Everybody has a role to play. I think it’s a complete red herring every time these issues come up and I think the media doesn’t help by trying to pigeonhole it as whose fault it is, because what you then have is the judges blaming the lawyers and the lawyers blaming the judges. That really doesn’t solve the problem, because the problem of delay in the administration of justice is a problem of the society as a whole. Part of the delay in the administration of justice has to do with inadequate resourcing, which has nothing to do with either the judges or the lawyers. If the funding provided for the judiciary is insufficient, that is not a judge’s or lawyer’s fault or problem. If the quality of the support staff that judges have or the quality of the registrars, etc., is insufficient or if the courts are not properly equipped in order to deliver, that is not the fault of the judge. So, I don’t think we should approach this from the angle of whose fault it is; I think we should approach it from the fact that these are the problems and these are the solutions. We can go further to say for the problems that relate to the judges, let’s get them to deal with it. The ones that relate to the lawyers, let’s address that through a proper disciplinary process, because lawyers also come up with all sorts of dilatory applications and technicalities. If it comes to lack of infrastructure, etc., let the executive address that by providing the necessary resources. So, I think we need to take a holistic approach to it rather than looking for who to blame. I don’t think that gets us anywhere.
If there is a sort of agreement that politicians are part of the problem and they benefit more from a suppressed judiciary, do you think they would want to play their part to address the problems?

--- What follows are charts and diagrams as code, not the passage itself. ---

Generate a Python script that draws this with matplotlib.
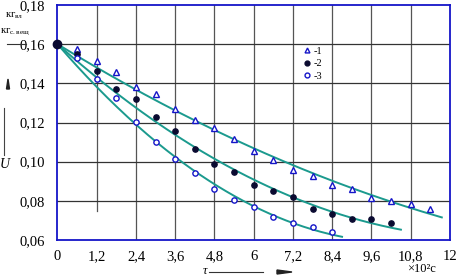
import numpy as np
import matplotlib
matplotlib.use("Agg")
import matplotlib.pyplot as plt
from matplotlib.lines import Line2D
from matplotlib.patches import Polygon

plt.rcParams["font.family"] = ["Liberation Serif", "DejaVu Serif"]

# drying curves, time in 10^2 s, moisture U in kg water / kg dry matter
t1 = [0.6, 1.2, 1.8, 2.4, 3.0, 3.6, 4.2, 4.8, 5.4, 6.0, 6.6, 7.2, 7.8, 8.4, 9.0, 9.6, 10.2, 10.8, 11.4]
u1 = [0.1575, 0.1513, 0.146, 0.138, 0.1343, 0.127, 0.1212, 0.117, 0.1115, 0.1056, 0.1007,
      0.0957, 0.0927, 0.088, 0.086, 0.0816, 0.0798, 0.0782, 0.0758]
t2 = [0.6, 1.2, 1.8, 2.4, 3.0, 3.6, 4.2, 4.8, 5.4, 6.0, 6.6, 7.2, 7.8, 8.4, 9.0, 9.6, 10.2]
u2 = [0.1548, 0.1464, 0.137, 0.1318, 0.1226, 0.1156, 0.1066, 0.099, 0.0947, 0.0881, 0.085,
      0.0818, 0.076, 0.0734, 0.0706, 0.0706, 0.0685]
t3 = [0.6, 1.2, 1.8, 2.4, 3.0, 3.6, 4.2, 4.8, 5.4, 6.0, 6.6, 7.2, 7.8, 8.4]
u3 = [0.1527, 0.142, 0.1323, 0.1204, 0.11, 0.1012, 0.0943, 0.0862, 0.0806, 0.077, 0.0716,
      0.0688, 0.0665, 0.064]
t0, u0 = 0.0, 0.16
curve_end = [11.75, 10.5, 8.7]
labels = ["-1", "-2", "-3"]

xticks = [0, 1.2, 2.4, 3.6, 4.8, 6, 7.2, 8.4, 9.6, 10.8, 12]
yticks = [0.06, 0.08, 0.10, 0.12, 0.14, 0.16, 0.18]

teal = "#1b9a8e"
blue = "#1515c8"

fig = plt.figure(figsize=(4.58, 2.76), dpi=100)
ax = fig.add_axes([0.1255, 0.1304, 0.857, 0.8515])
ax.set_xlim(0, 12)
ax.set_ylim(0.06, 0.18)

# grid: 1.2 line stops short of the bottom, as in the scan
for x in xticks[1:-1]:
    ymin = 0.125 if x == 1.2 else 0
    ax.axvline(x, ymin=ymin, color="#555555", lw=0.9, zorder=1)
for y in yticks[1:-1]:
    ax.axhline(y, color="#333333", lw=0.9, zorder=1)

series = [(t1, u1, "^", "white"), (t2, u2, "o", "#0a0a30"), (t3, u3, "o", "white")]
for (t, u, m, fc), tend in zip(series, curve_end):
    # quadratic trend pinned (by weight) to the common starting point
    tt = np.r_[t0, t]
    w = np.r_[20.0, np.ones(len(t))]
    coef = np.polyfit(tt, np.r_[u0, u], 2, w=w)
    xs = np.linspace(0, tend, 200)
    ax.plot(xs, np.polyval(coef, xs), color=teal, lw=1.4, zorder=2)
    ax.plot(t, u, ls="none", marker=m, ms=3.7 if m == "^" else 3.8, mfc=fc,
            mec=blue if fc == "white" else fc, mew=1.0, zorder=3)
ax.plot([t0], [u0], marker="o", ms=6, color="#0a0a30", zorder=4, clip_on=False)

handles = [Line2D([], [], ls="none", marker=m, ms=3.5, mfc=fc,
                  mec=blue if fc == "white" else fc, mew=1.0) for _, _, m, fc in series]
ax.legend(handles, labels, frameon=False, fontsize=7.5, loc="upper left",
          bbox_to_anchor=(0.615, 0.845), handlelength=0.6, handletextpad=0.3,
          labelspacing=0.3, borderpad=0)

for s in ax.spines.values():
    s.set_color(blue)
    s.set_linewidth(1.3)

ax.set_xticks(xticks)
ax.set_xticklabels([f"{x:g}".replace(".", ",") for x in xticks])
ax.set_yticks(yticks)
ax.set_yticklabels([f"{y:.2f}".replace(".", ",") for y in yticks])
ax.tick_params(length=0, labelsize=10.5, pad=7)
ax.tick_params(axis="y", pad=9)

# y-axis label: units fraction, arrow and U
fig.text(5 / 458, 1 - 16 / 276, r"$\mathregular{кг_{вл}}$", fontsize=7.5, va="center")
fig.text(0.5 / 458, 1 - 32 / 276, r"$\mathregular{кг_{с.вещ}}$", fontsize=7.5, va="center")
fig.add_artist(Line2D([7 / 458, 26 / 458], [1 - 44 / 276, 1 - 44 / 276], color="#333333", lw=0.8))
fig.add_artist(Polygon([[6.5 / 458, 1 - 89 / 276], [9.5 / 458, 1 - 89 / 276], [8 / 458, 1 - 79 / 276]],
                       closed=True, color="#222222"))
fig.add_artist(Line2D([4 / 458, 4 / 458], [1 - 108 / 276, 1 - 155 / 276], color="#444444", lw=0.8))
fig.text(5 / 458, 1 - 165 / 276, "U", fontsize=10, style="italic", ha="center", va="center")

# x-axis label
fig.text(205 / 458, 1 - 271 / 276, "τ", fontsize=9, style="italic", ha="center", va="center")
fig.add_artist(Line2D([209 / 458, 263 / 458], [1 - 272 / 276, 1 - 272 / 276], color="#333333", lw=0.8))
fig.add_artist(Polygon([[277 / 458, 1 - 270 / 276], [277 / 458, 1 - 274 / 276], [292 / 458, 1 - 272 / 276]],
                       closed=True, color="#222222"))
fig.text(421 / 458, 1 - 269 / 276, "×10²c", fontsize=9, ha="center", va="center")

fig.savefig("out.png", dpi=100)
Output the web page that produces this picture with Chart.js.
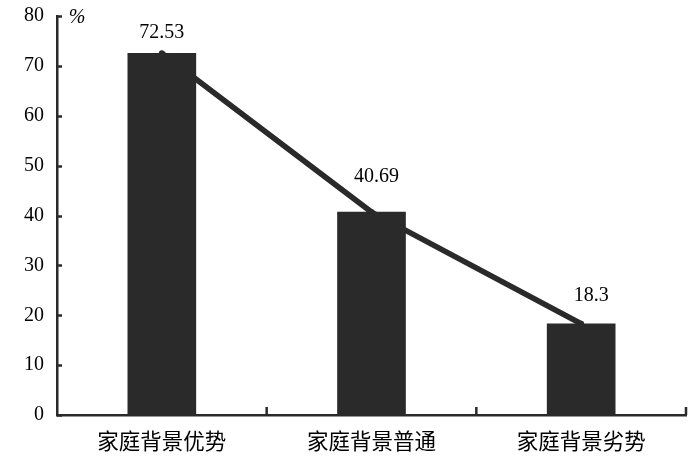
<!DOCTYPE html>
<html>
<head>
<meta charset="utf-8">
<script src="https://cdn.jsdelivr.net/npm/chart.js@4.4.0/dist/chart.umd.min.js"></script>
<style>
  html, body { margin: 0; padding: 0; background: #fff; }
  #wrap { width: 700px; height: 467px; }
</style>
</head>
<body>
<div id="wrap"><canvas id="chart" width="700" height="467"></canvas></div>
<script>
// Data
const categories = ['家庭背景优势', '家庭背景普通', '家庭背景劣势'];
const shares = [72.53, 40.69, 18.3];
const valueLabels = ['72.53', '40.69', '18.3'];
const yTicks = [0, 10, 20, 30, 40, 50, 60, 70, 80];

const ink = '#2a2a2a';
const serif = '"Liberation Serif", "Times New Roman", serif';

// Value labels above bars, "%" unit and inward tick marks
const decorations = {
  id: 'decorations',
  afterDatasetsDraw(chart, args, opts) {
    const ctx = chart.ctx;
    const x = chart.scales.x;
    const y = chart.scales.y;
    const area = chart.chartArea;
    ctx.save();

    // tick marks pointing into the plot
    ctx.strokeStyle = ink;
    ctx.lineWidth = 2.5;
    yTicks.forEach(v => {
      const py = Math.round(y.getPixelForValue(v)) + 0.5;
      ctx.beginPath();
      ctx.moveTo(area.left, py);
      ctx.lineTo(area.left + 5, py);
      ctx.stroke();
    });
    for (let i = 1; i <= categories.length; i++) {
      const px = x.getPixelForValue(i - 0.5);
      ctx.beginPath();
      ctx.moveTo(px, area.bottom);
      ctx.lineTo(px, area.bottom - 8);
      ctx.stroke();
    }

    // value labels
    ctx.fillStyle = '#000';
    ctx.font = '20px ' + serif;
    ctx.textAlign = 'center';
    ctx.textBaseline = 'middle';
    shares.forEach((v, i) => {
      const px = x.getPixelForValue(i) + opts.dx[i];
      const py = y.getPixelForValue(v) + opts.dy[i];
      ctx.fillText(valueLabels[i], px, py);
    });

    // unit
    ctx.font = 'italic 20px ' + serif;
    ctx.fillText('%', area.left + 20, area.top + 2);
    ctx.restore();
  }
};

new Chart(document.getElementById('chart'), {
  type: 'bar',
  data: {
    labels: categories,
    datasets: [
      {
        type: 'line',
        data: shares,
        borderColor: ink,
        borderWidth: 5.5,
        pointRadius: 3,
        pointBackgroundColor: ink,
        pointBorderWidth: 0,
        tension: 0,
        order: 0
      },
      {
        type: 'bar',
        data: shares,
        backgroundColor: ink,
        borderWidth: 0,
        barThickness: 68,
        order: 1
      }
    ]
  },
  options: {
    responsive: false,
    animation: false,
    layout: { padding: { top: 16, right: 14, left: 0, bottom: 0 } },
    plugins: {
      legend: { display: false },
      tooltip: { enabled: false },
      decorations: { dx: [0, 5, 10], dy: [-21, -35, -28] }
    },
    scales: {
      x: {
        grid: { display: false, drawTicks: false },
        border: { display: true, color: ink, width: 2.5 },
        ticks: {
          color: '#000',
          padding: 13,
          font: { family: '"Noto Sans CJK SC", sans-serif', size: 21.5 }
        },
        afterFit(scale) { scale.height = 52; scale.paddingLeft = 0; scale.paddingRight = 0; }
      },
      y: {
        min: 0,
        max: 80,
        grid: { display: false, drawTicks: false },
        border: { display: true, color: ink, width: 2.5 },
        afterBuildTicks(scale) { scale.ticks = yTicks.map(v => ({ value: v })); },
        ticks: {
          color: '#000',
          padding: 13,
          font: { family: serif, size: 20 }
        },
        afterFit(scale) { scale.width = 57; scale.paddingTop = 0; scale.paddingBottom = 0; }
      }
    }
  },
  plugins: [decorations]
});
</script>
</body>
</html>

There is an element of truth in what you said, but that is why I said it really doesn’t get us anywhere to try and put the problem in a particular place. I think we just need to identify the various strands of the problem. You have identified some too; you said the executive may derive an advantage from a subdued judiciary so there may be no incentive to resource them properly, but you might also have people in the judiciary who feel that there is more benefit from receiving corrupt inducements from the executive rather than actually getting the executive to resource and reform the judiciary properly. If the judiciary is so badly remunerated and the conditions of service are so poor, why is it that you have lawyers who are clamouring to be appointed as judges? The only problem being that we perceive that it is the wrong quality, by and large, that are doing that clamouring. Obviously, there must be some benefits that they are seeing there. So, really the problem is multifaceted and that is why I said I don’t think we get very far if we are looking for who is the problem. No, there are problems of funding, appointment, legal training and even mindset, because the mindset of the justice sector participants, be it lawyer or judge, should be that you are there to provide service. But we don’t have that service orientation. That’s why you go to court now and the court registrar would act like they are doing you a favour, even the way they relate to lawyers. They don’t see themselves as being there to provide a service. You file an action and the bailiff is acting like he’s doing you a favour to go and serve the processes, whereas you pay for that service.

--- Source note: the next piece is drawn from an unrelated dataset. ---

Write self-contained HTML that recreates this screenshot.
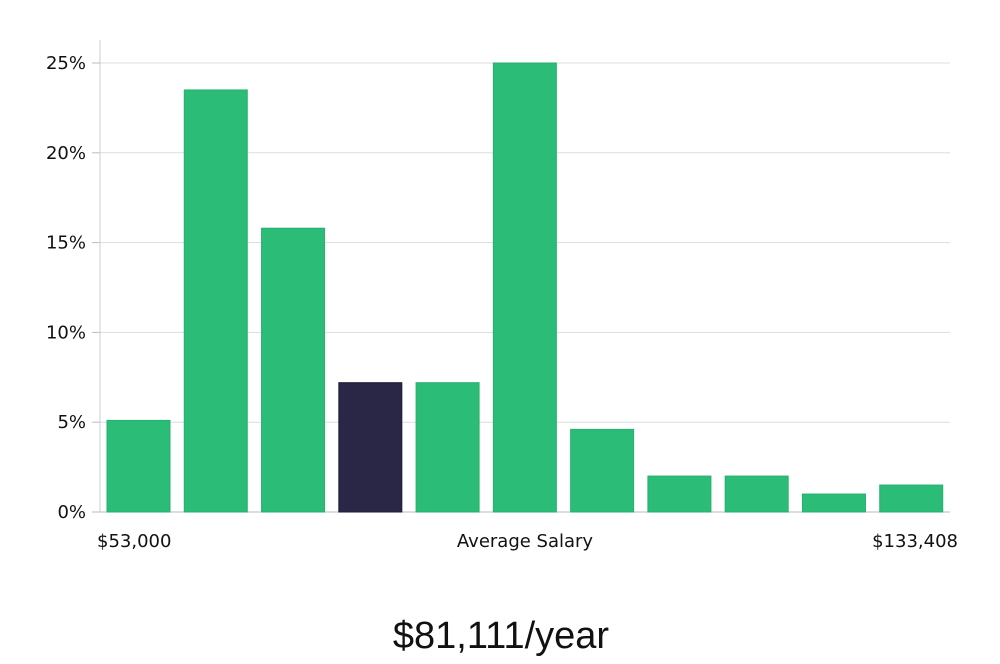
<!DOCTYPE html>
<html><head><meta charset="utf-8"><style>
html,body{margin:0;padding:0;background:#fff;}
body{width:1000px;height:660px;overflow:hidden;font-family:"DejaVu Sans","Liberation Sans",sans-serif;}
</style></head><body>
<svg id="chart" width="1000" height="660" xmlns="http://www.w3.org/2000/svg"></svg>
<script>
const categories=["b1","b2","b3","b4","b5","b6","b7","b8","b9","b10","b11"];
const values=[5.1,23.5,15.8,7.2,7.2,25,4.6,2.0,2.0,1.0,1.5];
const highlightIndex=3;
const yTicks=[0,5,10,15,20,25];
const yTickLabels=["0%","5%","10%","15%","20%","25%"];
const xLabels=["$53,000","Average Salary","$133,408"];
const chartTitle="$81,111/year";

(function(){
const svg=document.getElementById('chart');
const NS='http://www.w3.org/2000/svg';
const plotLeft=100,plotRight=950,plotTop=40,plotBottom=512,yMax=25,yMaxPx=63;
function y(v){return plotBottom-(v/yMax)*(plotBottom-yMaxPx);}
const step=(plotRight-plotLeft)/categories.length;
const bw=63;
function xb(i){return plotLeft+7+i*step;}
function mk(tag,attrs){const e=document.createElementNS(NS,tag);for(const k in attrs)e.setAttribute(k,attrs[k]);svg.appendChild(e);return e;}

yTicks.forEach((t,i)=>{
  const g=mk('line',{x1:plotLeft,x2:plotRight,y1:y(t),y2:y(t),stroke:t===0?'#bbb':'#ddd','stroke-width':1});
  
  
  const tk=mk('line',{x1:plotLeft-8,x2:plotLeft,y1:y(t),y2:y(t),stroke:'#bbb','stroke-width':1});
  
  
  const tx=mk('text',{x:plotLeft-14,y:y(t)+6,'text-anchor':'end','font-size':18,fill:'#111'});
  tx.textContent=yTickLabels[i];
  
  
});
const ax=mk('line',{x1:plotLeft,x2:plotLeft,y1:plotTop,y2:plotBottom,stroke:'#ccc','stroke-width':1});



values.forEach((v,i)=>{
  const r=mk('rect',{x:xb(i),y:y(v),width:bw,height:plotBottom-y(v),fill:i===highlightIndex?'#2a2646':'#2bbd77',stroke:i===highlightIndex?'#1e1a3a':'#27b06d','stroke-width':1});
  
  
});

const xl=[[97,'start'],[525,'middle'],[958,'end']];
xLabels.forEach((l,i)=>{
  const t=mk('text',{x:xl[i][0],y:547,'text-anchor':xl[i][1],'font-size':18,fill:'#111'});
  t.textContent=l;
  
  
});
const tt=mk('text',{x:501,y:648,'text-anchor':'middle','font-size':38,fill:'#111','font-family':'"Liberation Sans",sans-serif','font-weight':'300'});
tt.textContent=chartTitle;


})();
</script>
</body></html>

What if you draw the attention of the judge to it?
If you complain to the judge, the judge could tell you that ‘well, you know what you should do now’ or ‘is it today you started practicing law?’ So, the orientation of the judges, lawyers, the support staff and the government, as the one that appoints people, has to be changed completely. We all need to realise that having a functional justice sector is a critical requirement for a civilised society. As it is, we don’t seem to have got there. Few days ago I saw in the news that President Bola Tinubu said more judicial reforms would come. If this administration is able to implement the type of far-reaching judiciary reforms that are required, then it would have done a great thing for us.
On the issue of appointment, some lawyers have said since the legislature appoints its leaders without recourse to other arms of government and the executive makes certain appointments without referring to other arms of government, the judiciary should be able to make its appointments too. What do you think?

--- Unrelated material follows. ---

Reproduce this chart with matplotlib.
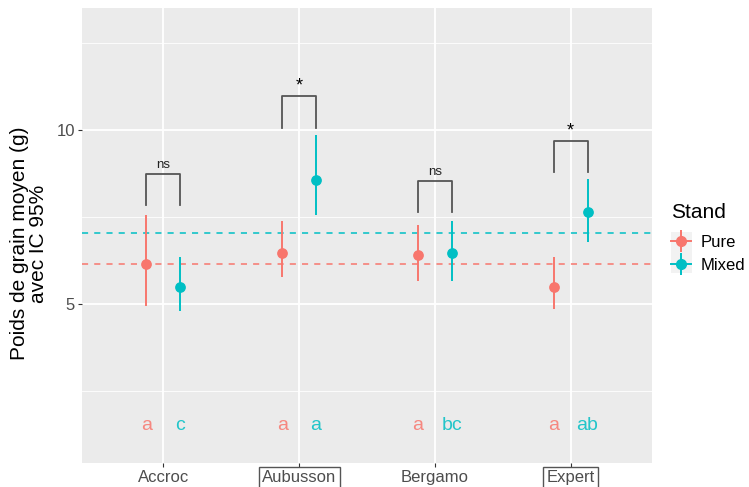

I think those saying that have a completely skewed or shallow understanding of the way government is supposed to work. I remember I had cause to address this at a conference in Uyo, Akwa Ibom State, a few years back. The system of government that we are trying to run or that we have adopted is based on separation of powers but also checks and balances. So, the three arms of government, the way the system is supposed to work, are not totally independent of the other. They are supposed to act as checks and balances for one another. We must realise that for the executive and legislature, the major checks and balances for them is that they are elected officials, so at some point they go through a referendum by the people. But if a judge is appointed at the age of 35, until the age of retirement, which has now been increased to 70, and there are no checks and balances, the judges should not be a law unto themselves? What if you now have rogue judges and there is no way for the other arms of government to act, that is not reasonable. The independence of the judiciary is important but judicial independence does not mean that the judiciary is not accountable. There has to be accountability, and it is to that extent that it is important that the other arms of government have a say on judicial appointments. The society as a whole has a say on the election of those other arms of government and they are then the ones who can have a say on the appointment of judicial officers, unfortunately they use that power corruptly. Everything I have said about judicial appointments and the dysfunctional state of that process is also a result of the process being politicised. So, you find that a lot of people are appointed as judges because they have one godfather somewhere, not really based on competence and suitability for the post.
On the suspension of the CBN governor, Godwin Emefiele, by the President, questions have been raised about its legality, because suspension is not in the CBN Act and that the removal of the governor requires Senate approval. What is your position on this?
It’s not something I have looked at in any detail, but I think the question really is whether by suspension you actually mean suspension. When you now use suspension as a means of permanent removal, I have a problem with that. I don’t know for a fact now, but even in the former President Goodluck Jonathan and Lamido Sanusi example that is being bandied around, if Jonathan took the next logical step as stated in the CBN Act. So, I understand the argument that under the Interpretation Act, he who has the power to appoint also has the power to suspend, so I think there is a rational argument for saying that even though the CBN is supposed to be independent, you look at checks and balances because you can’t have a situation where the CBN governor is totally immune no matter what he does. The President should be able to suspend him but it should be a suspension pending when the necessary things to have him removed have been done, not suspension as a means of removal. Remember, the provision of the CBN Act is supposed to ensure that the President cannot on a whim remove the CBN governor; he is opposed to get two-thirds of the Senate to agree with the decision to remove him.